In staging Tosca, Livermore faced an even trickier task. Puccini’s operas, more than those of any other composer, resist radical production concepts. Early in the tenure of General Director Peter Gelb, the MET scrapped Franco Zeffirelli’s beloved 25-year old production of Tosca, with its loving reconstructions of Roman tourist sites, in favor of a grim and deliberately ugly take by Luc Bondy. The response was so hostile that Gelb apologized and soon commissioned David McVicar to design a yet another production that resembled Zeffirelli’s original. La Scala co-produced the Bondy Tosca, where the Milanese greeted it with similar revulsion.

So, Livermore surely had no choice but a return to realism – and he doubled down, going hyper-realistic. To that end, he deployed rolling scenery, a moving stage, flickering video screens, surreal projections, meandering extras, and on-stage fire in an effort to mimic the sweeping pans, computer graphics, constant motion, and stark lighting of popular Hollywood blockbusters. To top it all off, he chose to end each act with a visual tour-de-force in the form of a tableau mimicking a grand mannerist painting. So, in Act II, Tosca looks back on a body-double portrayed as a classical assassin, while in Act III, she becomes an ascending Virgin Mary suspended 10 meters above the stage. We are meant to see the characters, I assume, as they see themselves.

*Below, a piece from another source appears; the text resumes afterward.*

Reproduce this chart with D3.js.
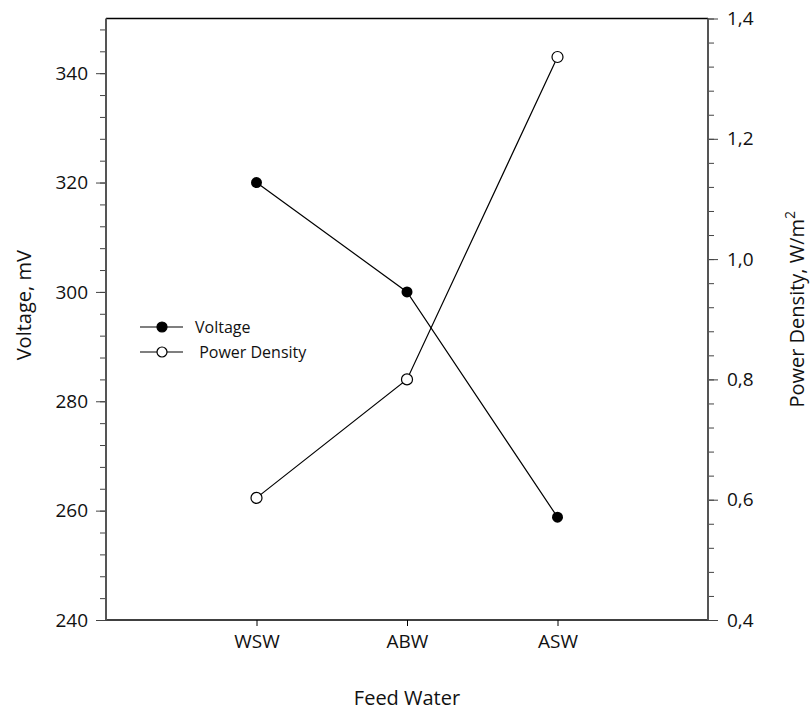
<!DOCTYPE html>
<html>
<head>
<meta charset="utf-8">
<script src="https://cdn.jsdelivr.net/npm/d3@7"></script>
<style>
  body { margin: 0; background: #fff; }
  text { font-family: "Open Sans", "Liberation Sans", sans-serif; fill: #111; }
</style>
</head>
<body>
<div id="chart"></div>
<script>
const categories = ["WSW", "ABW", "ASW"];
const voltage = [320, 300, 258.8];
const powerDensity = [0.603, 0.80, 1.336];
const voltageTicks = [240, 260, 280, 300, 320, 340];
const powerTicks = [0.4, 0.6, 0.8, 1.0, 1.2, 1.4];

const width = 810;
const height = 711;
const margin = { top: 18.5, right: 102, bottom: 91, left: 106 };
const innerW = width - margin.left - margin.right;
const innerH = height - margin.top - margin.bottom;

const svg = d3
  .select("#chart")
  .append("svg")
  .attr("width", width)
  .attr("height", height);

const g = svg.append("g").attr("transform", `translate(${margin.left},${margin.top})`);

const x = d3.scalePoint().domain(categories).range([0, innerW]).padding(1);
const yL = d3.scaleLinear().domain([240, 350]).range([innerH, 0]);
const yR = d3.scaleLinear().domain([0.4, 1.4]).range([innerH, 0]);

const fmtComma = (d) => d3.format(".1f")(d).replace(".", ",");

// minor ticks
const minorL = d3.range(240, 350, 4);
const minorR = d3.range(0, 26).map((i) => 0.4 + i * 0.04);

const left = g
  .append("g")
  .call(d3.axisLeft(yL).tickValues(minorL).tickSize(6).tickFormat(""));
left.select(".domain").remove();
left.selectAll("line").attr("stroke", "#444");
const leftMajor = g
  .append("g")
  .call(d3.axisLeft(yL).tickValues(voltageTicks).tickSize(10).tickPadding(8));
leftMajor.select(".domain").remove();
leftMajor.selectAll("line").attr("stroke", "#444");
leftMajor.selectAll("text").style("font-size", "19px");

const right = g
  .append("g")
  .attr("transform", `translate(${innerW},0)`)
  .call(d3.axisRight(yR).tickValues(minorR).tickSize(6).tickFormat(""));
right.select(".domain").remove();
right.selectAll("line").attr("stroke", "#444");
const rightMajor = g
  .append("g")
  .attr("transform", `translate(${innerW},0)`)
  .call(d3.axisRight(yR).tickValues(powerTicks).tickSize(10).tickPadding(9).tickFormat(fmtComma));
rightMajor.select(".domain").remove();
rightMajor.selectAll("line").attr("stroke", "#444");
rightMajor.selectAll("text").style("font-size", "19px");

const bottom = g
  .append("g")
  .attr("transform", `translate(0,${innerH})`)
  .call(d3.axisBottom(x).tickSize(6).tickPadding(9));
bottom.select(".domain").remove();
bottom.selectAll("text").style("font-size", "19px");

// frame
g.append("line").attr("x1", 0).attr("x2", innerW).attr("y1", 0).attr("y2", 0).attr("stroke", "#000").attr("stroke-width", 1.5);
g.append("line").attr("x1", 0).attr("x2", innerW).attr("y1", innerH).attr("y2", innerH).attr("stroke", "#000").attr("stroke-width", 1.5);
g.append("line").attr("x1", 0).attr("x2", 0).attr("y1", 0).attr("y2", innerH).attr("stroke", "#555").attr("stroke-width", 2);
g.append("line").attr("x1", innerW).attr("x2", innerW).attr("y1", 0).attr("y2", innerH).attr("stroke", "#555").attr("stroke-width", 2);

// lines
const lineV = d3.line().x((d, i) => x(categories[i])).y((d) => yL(d));
const lineP = d3.line().x((d, i) => x(categories[i])).y((d) => yR(d));

g.append("path").attr("d", lineV(voltage)).attr("fill", "none").attr("stroke", "#000").attr("stroke-width", 1.2);
g.append("path").attr("d", lineP(powerDensity)).attr("fill", "none").attr("stroke", "#000").attr("stroke-width", 1.2);

g.selectAll(".vdot")
  .data(voltage)
  .enter()
  .append("circle")
  .attr("cx", (d, i) => x(categories[i]))
  .attr("cy", (d) => yL(d))
  .attr("r", 5.5)
  .attr("fill", "#000");

g.selectAll(".pdot")
  .data(powerDensity)
  .enter()
  .append("circle")
  .attr("cx", (d, i) => x(categories[i]))
  .attr("cy", (d) => yR(d))
  .attr("r", 5.5)
  .attr("fill", "#fff")
  .attr("stroke", "#000")
  .attr("stroke-width", 1.2);

// legend
const legend = svg.append("g").attr("transform", "translate(140,327)");
const legendItems = [
  { label: "Voltage", fill: "#000" },
  { label: " Power Density", fill: "#fff" }
];
legendItems.forEach((item, i) => {
  const row = legend.append("g").attr("transform", `translate(0,${i * 25})`);
  row.append("line").attr("x1", 0).attr("x2", 43).attr("stroke", "#000").attr("stroke-width", 1.2);
  row.append("circle").attr("cx", 22).attr("r", 5).attr("fill", item.fill).attr("stroke", "#000").attr("stroke-width", 1.2);
  row.append("text")
    .attr("x", 55)
    .attr("dy", "0.35em")
    .style("font-size", "16px")
    .style("white-space", "pre")
    .attr("xml:space", "preserve")
    .text(item.label);
});

// axis titles
svg.append("text")
  .attr("transform", `translate(31,${margin.top + innerH / 2 - 14}) rotate(-90)`)
  .attr("text-anchor", "middle")
  .style("font-size", "20px")
  .text("Voltage, mV");

const rt = svg.append("text")
  .attr("transform", `translate(804,${margin.top + innerH / 2 - 10}) rotate(-90)`)
  .attr("text-anchor", "middle")
  .style("font-size", "20px");
rt.append("tspan").text("Power Density, W/m");
rt.append("tspan").attr("dy", "-9").style("font-size", "14px").text("2");

svg.append("text")
  .attr("x", margin.left + innerW / 2)
  .attr("y", 705)
  .attr("text-anchor", "middle")
  .style("font-size", "20px")
  .text("Feed Water");
</script>
</body>
</html>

Netrebko e Salsi 273_K65A6789 ph Brescia e Amisano.png

All this enhanced reality sounds compelling in theory but fizzled in practice. In a hyperactive Act I, the columns, statues and walls of the church moved dozens of times, the stage turntable twirled every five minutes, video screens turned on and off, and the entire stage slid up and down more than once. This chaos seemed only modestly annoying in the video broadcast but was fatally distracting – even laughable – in the theater. At the end of Act II, the technology failed: sets clanked and squeaked as a body double tried to sneak on stage, spoiling a quiet orchestral passage Chailly had carefully restored. Act III began badly, with the large angelic statue atop Castello Sant’Angelo flapping its (projected) wings, and reached rock bottom with the shimmering assumption of Saint Tosca.

Yet, amidst the visual chaos, one spine-tingling scene illustrates what might have been, had Livermore’s enthusiasm been balanced by thoughtful restraint. At the climax of Scarpia’s effort to break Tosca’s will by torturing of her lover in an adjoining room, he opens a door so that she is forced to watch. He orders his henchman to bear down (“Più forte! Più forte!”) as the orchestra begins an increasingly hysterical crescendo on a two-octave upward scale. At that moment, the entire stage began to rise slowly, reaching nearly the top of the proscenium and revealing a stark torture chamber beneath the elegant Palazzo Farnese.

Perfectly synched with the score, the overall effect was horrifying. I am sure Puccini would have loved it.